After seizing the website and bringing down the infrastructure used by criminals connected to the NetWire remote access malware, international law enforcement authorities have declared another triumph over cybercriminals (RAT).
A guy who allegedly ran the worldwiredlabs website, which has long sold the NetWire malware, was detained by Croatian police on Tuesday. Swiss law enforcement confiscated the server hosting the NetWire RAT infrastructure on the same day. At the same time, a US judge approved a search warrant enabling US officials in Los Angeles to seize the internet domain.
The malware, which was initially found in 2012, is frequently concealed in malicious files. The RAT is a favorite among cybercrime gangs and organizations with state support, and phishing attempts are commonly used to spread it. After infecting a victim’s laptop or smartphone, the RAT’s capabilities include keylogging, password theft, and remote control of the device.
In a statement, Donald Alway, The Los Angeles field office of the FBI’s assistant director, said that by getting rid of the NetWire RAT, the FBI had a negative impact on the criminal cyber ecosystem.
“The international alliance that resulted in the arrest in Croatia also eliminated a common tool used to hijack computers in order to perpetuate international fraud, data breaches, and network assaults by threat organizations and cybercriminals,” Alway continued.
In 2020, the Los Angeles field office of the FBI began looking into the malware distributor. According to the affidavit supporting the seizure warrant, undercover agents participated by setting up website accounts, purchasing subscriptions, and building customized instances of the NetWire RAT using the product’s Builder Tool.
Verisign forwarded the worldwiredlabs domain to FBI-controlled servers, as detailed in a warrant [PDF]. Both the US and Croatian governments withheld the suspect’s identity. According to infosec journalist Brian Krebs, Mario Zanko of Zapresic, Croatia, has been the domain’s owner since 2012.
Croatian police say the malware vendor reportedly sold NetWire licenses for $10 to $1,200; they still need to calculate the total amount of money made illegally from selling the RAT. They stated that other crooks who purchased the software utilized NetWire to attack banks and healthcare facilities.
How RAT Malware Operates
RATs malware frequently escapes detection by cybersecurity teams since they aren’t typically listed in listings of running processes or programs. RATs frequently carry out tasks that are identical to those of legitimate programs. Also, an attacker will control the resource usage such that there is no performance degradation, making it more challenging to detect the threat.
A RAT assault may put at risk certain users, businesses, or even entire populations in the following ways:
- Blackmail and spying are possible when an attacker uses RAT to access a user’s device’s cameras and microphones. They can use the images to conduct more complex assaults or to blackmail the user. They can capture pictures of the user and their surroundings.
- Attackers can launch distributed denial-of-service (DDoS) attacks by using user devices infected with RATs to flood a target server with fictitious traffic. Although a DDoS assault might degrade network speed, users frequently aren’t aware that their devices are being exploited for this purpose.

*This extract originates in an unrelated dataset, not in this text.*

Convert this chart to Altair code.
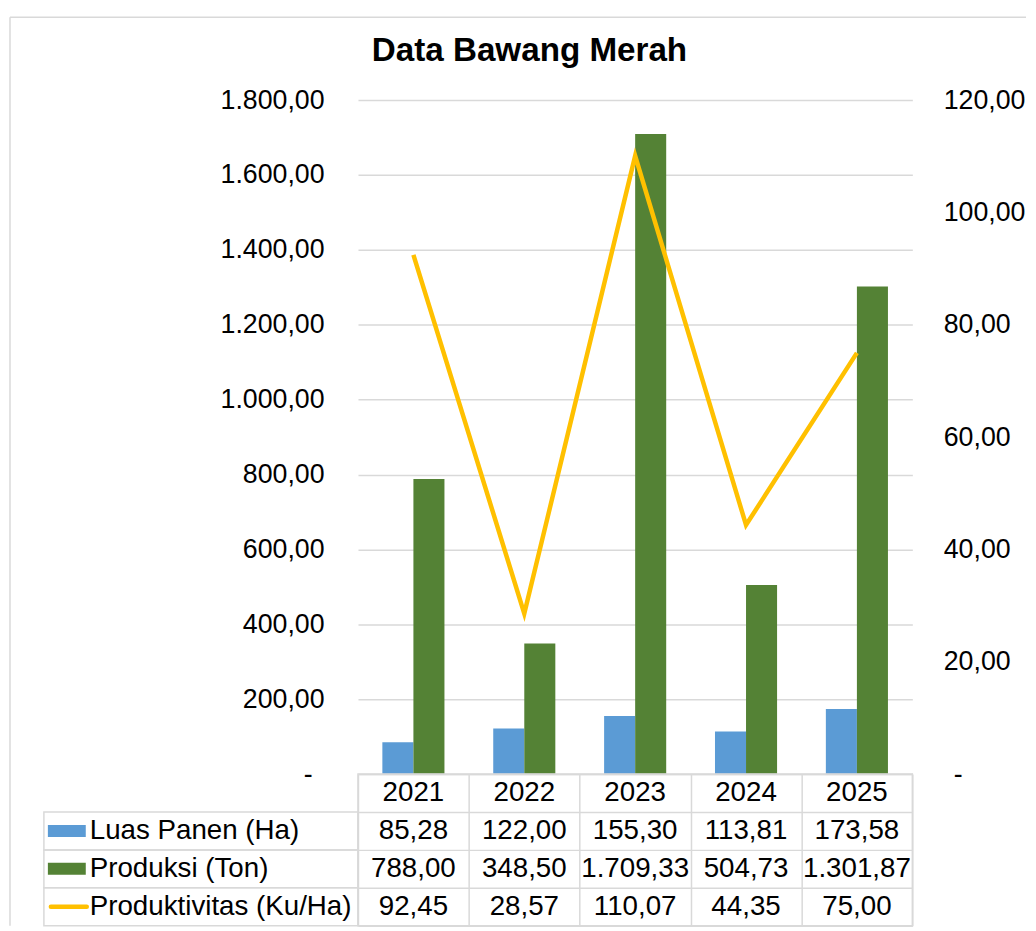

- Attackers may use a RAT to mine Bitcoin or other cryptocurrencies on a user’s computer. They can make large profits by expanding their business over numerous devices.
- Attackers can use RAT to store illegal content on the devices of unwary victims through remote file storage. As a result of the attacker’s data being saved on devices owned by genuine users, authorities are unable to block access to their account or storage server.
- Attackers can compromise industrial systems using RAT, including large-scale public utilities like water and power. The attacker can ruin these systems, potentially halting vital services for large regions and inflicting extensive damage to industrial equipment.
The accused administrator of the NetWire remote access trojan has been detained, and the service’s web domain and hosting server was seized as a result of an international law enforcement operation involving the FBI and law enforcement organizations around the world. A remote access trojan called NetWire was marketed as a reliable tool for managing a Windows PC from a distance.
Users could subscribe to the service for as little as $10 a month, which included support, on the website www.worldwiredlabs.com. Yet, since at least 2014, NetWire has been a preferred tool in a variety of nefarious operations, such as phishing assaults, BEC campaigns, and corporate network breaches. Threat actors could use the Netwire RAT to remotely take screenshots, download and upload files, run commands, or download other programs to execute on infected Windows systems. NetWire plans are advertised on the website.
The seizure warrant was authorized on March 3rd and carried out on Tuesday as part of a planned international law enforcement operation to stop the NetWire service, according to a statement released today by the U.S. Attorney’s Office for the Central District of California. Police from the Croatia Ministry of the Interior Criminal Police Directorate, Zurich Cantonal Police, Australian Federal Police, the United States Attorney’s Office for the Central District of California, Europol, and the FBI participated in this operation.